Mrs. Alex-Ibru, in an advertorial, said the requirement of personal service of notice of meeting which Goodie Ibru alluded to has never been complied with by the secretary of the company, even when the secretary had the addresses of shareholders.

“It is thus desperate and preposterous for Mr. Goodie Ibru to say now that without serving personally every shareholder, the EGM is invalidated, when under his direction and supervision the company secretary had become hostile to the shareholders and other board members, refused to make the addresses available to the requisitionists, and was fiercely determined to frustrate the meeting to the extent of defying a subsisting court’s order that he should attend the EGM,” she said.

She added that the company secretary of Ikeja Hotels was duly served on behalf of the company, the special notice of the resolution to remove Goodie Ibru as a director of the company.

According to her, the obligation was that of the company secretary to notify Goodie Ibru.

“If Goodie Ibru had frustrated the company secretary from complying with the law, he cannot turn around and say that he did not receive the notice, and seek to invalidate the resolution removing him under that guise,” Mrs Alex-Ibru said.

On the issue of regulators not being present at the EGM, she said they contacted the regulators – the Securities and Exchange Commission (SEC) and Nigerian Stock Exchange (NSE) – who  said they did not attend the EGM because  they were served the Abuja order of injunction, ostensibly by Goodie Ibru.

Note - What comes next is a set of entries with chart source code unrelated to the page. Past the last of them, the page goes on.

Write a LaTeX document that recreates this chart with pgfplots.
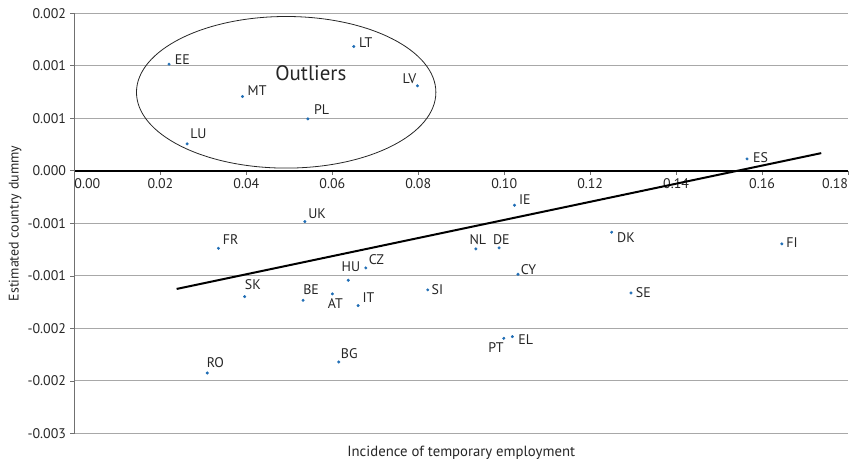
\documentclass[border=0pt]{standalone}
\usepackage{fontspec}
\setmainfont{PT Sans}
\usepackage{pgfplots}
\usepackage{pgfplotstable}
\pgfplotsset{compat=1.18}
\definecolor{dotblue}{HTML}{1F6DB5}
\definecolor{gridgray}{HTML}{A8A8A8}
\definecolor{axgray}{HTML}{707070}

\pgfplotstableread{
x y
0.0220 0.001016
0.0650 0.001184
0.0391 0.000708
0.0798 0.000810
0.0543 0.000495
0.0262 0.000257
0.0536 -0.000483
0.0335 -0.000737
0.0678 -0.000924
0.0637 -0.001041
0.0396 -0.001197
0.0532 -0.001232
0.0600 -0.001171
0.0660 -0.001283
0.0822 -0.001133
0.0615 -0.001819
0.0309 -0.001924
0.1565 0.000114
0.1024 -0.000327
0.0934 -0.000743
0.0988 -0.000733
0.1250 -0.000584
0.1646 -0.000695
0.1032 -0.000984
0.1295 -0.001162
0.0999 -0.001594
0.1019 -0.001578
}\countries

\newcommand{\lab}[6]{\node[anchor=#4, xshift=#5bp, yshift=#6bp, inner sep=0pt, text=black!85, font=\fontsize{14}{16}\selectfont] at (axis cs:#1,#2) {#3};}

\begin{document}
\begin{tikzpicture}
\begin{axis}[
  name=ax,
  scale only axis,
  width=773.5bp, height=420.2bp,
  xmin=0, xmax=0.18, ymin=-0.0025, ymax=0.0015,
  axis x line=middle, axis y line=left,
  axis line style={-},
  x axis line style={black, line width=1.3bp},
  y axis line style={axgray, line width=1bp},
  hide obscured x ticks=false, hide obscured y ticks=false,
  xtick={0,0.02,0.04,0.06,0.08,0.10,0.12,0.14,0.16,0.18},
  xticklabels={\makebox[0pt][l]{0.00},0.02,0.04,0.06,0.08,0.10,0.12,0.14,0.16,\makebox[0pt][r]{0.18}},
  ytick={-0.0025,-0.002,-0.0015,-0.001,-0.0005,0,0.0005,0.001,0.0015},
  yticklabels={-0.003,-0.002,-0.002,-0.001,-0.001,0.000,0.001,0.001,0.002},
  scaled x ticks=false, scaled y ticks=false,
  tick align=outside,
  major tick length=4bp,
  tick style={axgray, line width=0.8bp},
  ticklabel style={font=\fontsize{14}{16}\selectfont, text=black!85},
  yticklabel style={xshift=-1bp},
  ymajorgrids,
  major grid style={gridgray, line width=1bp},
  every axis x label/.style={at={(rel axis cs:0.5,0)}, anchor=center, yshift=-19bp, font=\fontsize{14.8}{17}\selectfont, text=black!85},
  every axis y label/.style={at={(rel axis cs:0,0.5)}, anchor=center, xshift=-59.5bp, rotate=90, font=\fontsize{14}{16}\selectfont, text=black!85},
  xlabel={Incidence of temporary employment},
  ylabel={Estimated country dummy},
  clip=false,
]
\addplot[black, line width=2bp] coordinates {(0.02377,-0.001124) (0.17377,0.000169)};
\addplot[only marks, mark=*, mark size=1.3bp, color=dotblue] table[x=x, y=y] {\countries};
\lab{0.0220}{0.001016}{EE}{west}{5.7}{4.3}
\lab{0.0650}{0.001184}{LT}{west}{5}{4}
\lab{0.0391}{0.000708}{MT}{west}{5}{5.7}
\lab{0.0798}{0.000810}{LV}{east}{-1}{7.3}
\lab{0.0543}{0.000495}{PL}{west}{6}{9.7}
\lab{0.0262}{0.000257}{LU}{west}{3}{10}
\lab{0.0536}{-0.000483}{UK}{west}{3.3}{8.3}
\lab{0.0335}{-0.000737}{FR}{west}{4.3}{8.3}
\lab{0.0678}{-0.000924}{CZ}{west}{2.7}{8.7}
\lab{0.0637}{-0.001041}{HU}{center}{2.7}{14}
\lab{0.0396}{-0.001197}{SK}{west}{0}{11.7}
\lab{0.0532}{-0.001232}{BE}{west}{0}{11}
\lab{0.0600}{-0.001171}{AT}{center}{3}{-9.3}
\lab{0.0660}{-0.001283}{IT}{west}{4.3}{8.3}
\lab{0.0822}{-0.001133}{SI}{west}{3.7}{0}
\lab{0.0615}{-0.001819}{BG}{west}{2}{8.7}
\lab{0.0309}{-0.001924}{RO}{west}{-0.7}{10.7}
\lab{0.1565}{0.000114}{ES}{west}{6}{1.7}
\lab{0.1024}{-0.000327}{IE}{west}{4.3}{5.3}
\lab{0.0934}{-0.000743}{NL}{center}{2}{9}
\lab{0.0988}{-0.000733}{DE}{center}{2.3}{8.7}
\lab{0.1250}{-0.000584}{DK}{west}{5.3}{-5}
\lab{0.1646}{-0.000695}{FI}{west}{4.3}{1.7}
\lab{0.1032}{-0.000984}{CY}{west}{2.7}{4.3}
\lab{0.1295}{-0.001162}{SE}{west}{4.7}{0}
\lab{0.0999}{-0.001594}{PT}{east}{0}{-9.3}
\lab{0.1019}{-0.001578}{EL}{west}{5.7}{-2.7}
\draw[black!85, line width=0.8bp] (axis cs:0.04926,0.000748) ellipse [x radius=149.7bp, y radius=75.8bp];
\node[text=black!85, font=\fontsize{21}{24}\selectfont] at (axis cs:0.055,0.000933) {Outliers};
\end{axis}
\pgfresetboundingbox
\path[use as bounding box] ([xshift=-74.5bp,yshift=-26.5bp]ax.south west) rectangle ([xshift=6bp,yshift=13.3bp]ax.north east);
\end{tikzpicture}
\end{document}
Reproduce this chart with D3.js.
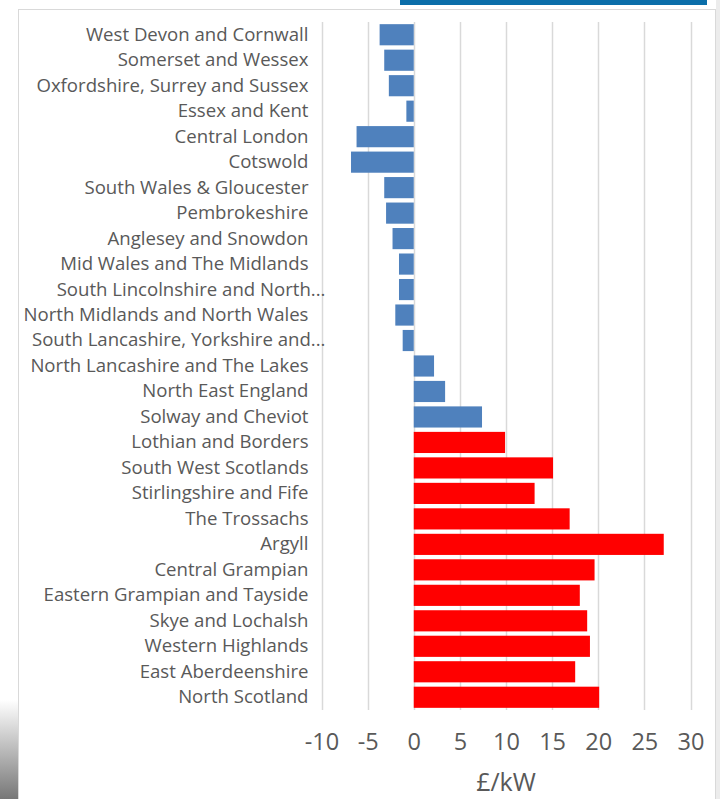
<!DOCTYPE html>
<html>
<head>
<meta charset="utf-8">
<script src="https://cdn.jsdelivr.net/npm/d3@7"></script>
<style>
  body { margin: 0; background: #fff; }
  svg { display: block; }
  svg text { font-family: "Open Sans", sans-serif; }
</style>
</head>
<body>
<svg id="chart" width="720" height="799"></svg>
<script>
// zones, top to bottom
const zones = [
  'West Devon and Cornwall', 'Somerset and Wessex', 'Oxfordshire, Surrey and Sussex',
  'Essex and Kent', 'Central London', 'Cotswold', 'South Wales & Gloucester',
  'Pembrokeshire', 'Anglesey and Snowdon', 'Mid Wales and The Midlands',
  'South Lincolnshire and North...', 'North Midlands and North Wales',
  'South Lancashire, Yorkshire and...', 'North Lancashire and The Lakes',
  'North East England', 'Solway and Cheviot', 'Lothian and Borders',
  'South West Scotlands', 'Stirlingshire and Fife', 'The Trossachs', 'Argyll',
  'Central Grampian', 'Eastern Grampian and Tayside', 'Skye and Lochalsh',
  'Western Highlands', 'East Aberdeenshire', 'North Scotland'
]
const tariff = [
  -3.7, -3.2, -2.7, -0.8, -6.2, -6.8, -3.2, -3.0, -2.3, -1.6, -1.6, -2.0, -1.2,
  2.2, 3.4, 7.4, 9.9, 15.1, 13.1, 16.9, 27.1, 19.6, 18.0, 18.8, 19.1, 17.5, 20.1
]
// Scottish zones drawn in red
const scottish = [
  'Lothian and Borders', 'South West Scotlands', 'Stirlingshire and Fife', 'The Trossachs',
  'Argyll', 'Central Grampian', 'Eastern Grampian and Tayside', 'Skye and Lochalsh',
  'Western Highlands', 'East Aberdeenshire', 'North Scotland'
]
const xTicks = [-10, -5, 0, 5, 10, 15, 20, 25, 30]

const data = zones.map((z, i) => ({ zone: z, value: tariff[i] }))

const svg = d3.select('#chart')
const textColor = '#595959'

// slide decoration: header strip, frame, edge shading
const defs = svg.append('defs')
const shade = defs.append('linearGradient').attr('id', 'shade')
  .attr('x1', 0).attr('y1', 0).attr('x2', 0).attr('y2', 1)
shade.append('stop').attr('offset', 0).attr('stop-color', '#fff')
shade.append('stop').attr('offset', 1).attr('stop-color', '#777')
svg.append('rect').attr('x', 0).attr('y', 700).attr('width', 18).attr('height', 99).attr('fill', 'url(#shade)')
svg.append('rect').attr('x', 716).attr('y', 0).attr('width', 4).attr('height', 799).attr('fill', '#ececec')
svg.append('rect').attr('x', 400).attr('y', 0).attr('width', 307).attr('height', 5).attr('fill', '#0b6ea9')
svg.append('rect').attr('x', 18.5).attr('y', 9.5).attr('width', 697).attr('height', 800)
  .attr('fill', 'none').attr('stroke', '#d9d9d9')

const x = d3.scaleLinear().domain([-10, 30]).range([321.5, 690.5])
const y = d3.scaleBand().domain(zones).range([22, 710]).paddingInner(0.17).paddingOuter(0.085)

// gridlines
svg.append('g')
  .selectAll('line')
  .data(xTicks)
  .join('line')
  .attr('x1', d => Math.round(x(d)) + 0.5)
  .attr('x2', d => Math.round(x(d)) + 0.5)
  .attr('y1', 22)
  .attr('y2', 710)
  .attr('stroke', '#d9d9d9')
  .attr('stroke-width', 1.5)

// bars
svg.append('g')
  .selectAll('rect')
  .data(data)
  .join('rect')
  .attr('x', d => x(Math.min(0, d.value)))
  .attr('y', d => y(d.zone))
  .attr('width', d => Math.abs(x(d.value) - x(0)))
  .attr('height', y.bandwidth())
  .attr('fill', d => scottish.includes(d.zone) ? '#ff0000' : '#4f81bd')

// category labels (truncated ones spill past the label edge, like Excel)
const yAxis = svg.append('g')
  .attr('transform', 'translate(' + x(-10) + ',0)')
  .call(d3.axisLeft(y).tickSize(0).tickPadding(13))
yAxis.select('.domain').remove()
yAxis.selectAll('text')
  .attr('fill', textColor)
  .attr('dx', d => d.endsWith('...') ? 17 : 0)
  .style('font-size', '18.6px')

// value axis
const xAxis = svg.append('g')
  .attr('transform', 'translate(0,733)')
  .call(d3.axisBottom(x).tickValues(xTicks).tickSize(0).tickPadding(0).tickFormat(d => String(d)))
xAxis.select('.domain').remove()
xAxis.selectAll('text')
  .attr('fill', textColor)
  .attr('dy', '0.71em')
  .style('font-size', '23.5px')

svg.append('text')
  .attr('x', x(10))
  .attr('y', 791)
  .attr('text-anchor', 'middle')
  .attr('fill', textColor)
  .style('font-size', '25px')
  .text('£/kW')
</script>
</body>
</html>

“They were thus not aware that there was a subsisting court order validating the meeting. What manner of dishonesty and mischief make a person conceal such information? Can that same person then be allowed to say that meeting is invalidated for the absence of the regulatory authorities when he had skewed the facts to the regulatory authorities so as not to make informed decisions whether or not to attend  the EGM?

“In any case, no law exists to invalidate a properly convened meeting of the shareholders of a company simply because a regulator, who really attends essentially only as an observer, is absent,” she said.